Keberhasilan ini juga menjadi refleksi bahwa pembelajaran tidak bisa hanya mengandalkan metode lama yang kaku. Guru dituntut untuk terus berinovasi, mencari cara baru agar materi pelajaran bisa lebih dekat dengan kehidupan murid. Dengan pendekatan yang tepat, murid bukan hanya mampu menyelesaikan soal, tetapi juga memahami bahwa Matematika adalah alat untuk berpikir logis, kritis, dan kreatif. Lebih dari itu, mereka belajar bahwa kesulitan bukanlah alasan untuk menyerah, melainkan tantangan yang bisa dipecahkan.
Dari perjalanan ini, saya semakin yakin bahwa kunci utama keberhasilan pembelajaran Matematika bukan terletak pada kecerdasan semata, tetapi pada perubahan mindset.

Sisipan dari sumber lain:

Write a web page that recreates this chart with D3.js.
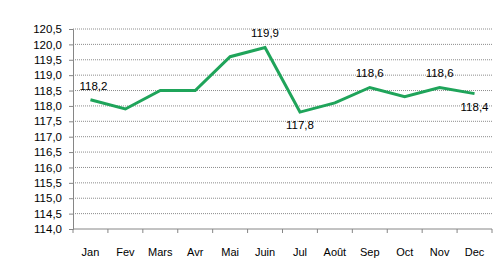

Ketika murid percaya bahwa mereka mampu, ketika mereka merasakan bahwa Matematika bisa dipahami, maka pintu menuju keberhasilan akan terbuka lebar. Tugas kita sebagai guru adalah menjadi jembatan, menghubungkan konsep abstrak dengan pengalaman nyata, menumbuhkan rasa ingin tahu, dan memberi keberanian untuk mencoba.
Di akhir refleksi ini, saya ingin menegaskan bahwa pendekatan humanis dan komunikatif dalam pembelajaran Matematika adalah sebuah kebutuhan. Kita tidak boleh lagi menakut-nakuti murid dengan angka dan rumus, melainkan mengajak mereka untuk bermain dengan konsep dan logika. Harapan saya, semakin banyak guru yang mau mengubah pola pengajaran, sehingga semakin banyak pula murid yang berani jatuh cinta pada Matematika. Dunia pendidikan tidak akan berhenti menghadapi tantangan, tetapi dengan inovasi, empati, dan dedikasi, kita bisa mengubah sesuatu yang semula dianggap sulit menjadi pengalaman belajar yang penuh makna.
Mari kita bersama-sama menjadikan Matematika bukan lagi momok, melainkan sahabat yang menyenangkan. Dengan begitu, generasi yang kita didik tidak hanya cerdas secara akademik, tetapi juga tangguh menghadapi tantangan kehidupan. Sebab pada akhirnya, pendidikan sejati bukan hanya soal transfer pengetahuan, melainkan menyalakan api keyakinan bahwa setiap murid mampu belajar, mampu berkembang, dan mampu meraih masa depan yang lebih baik.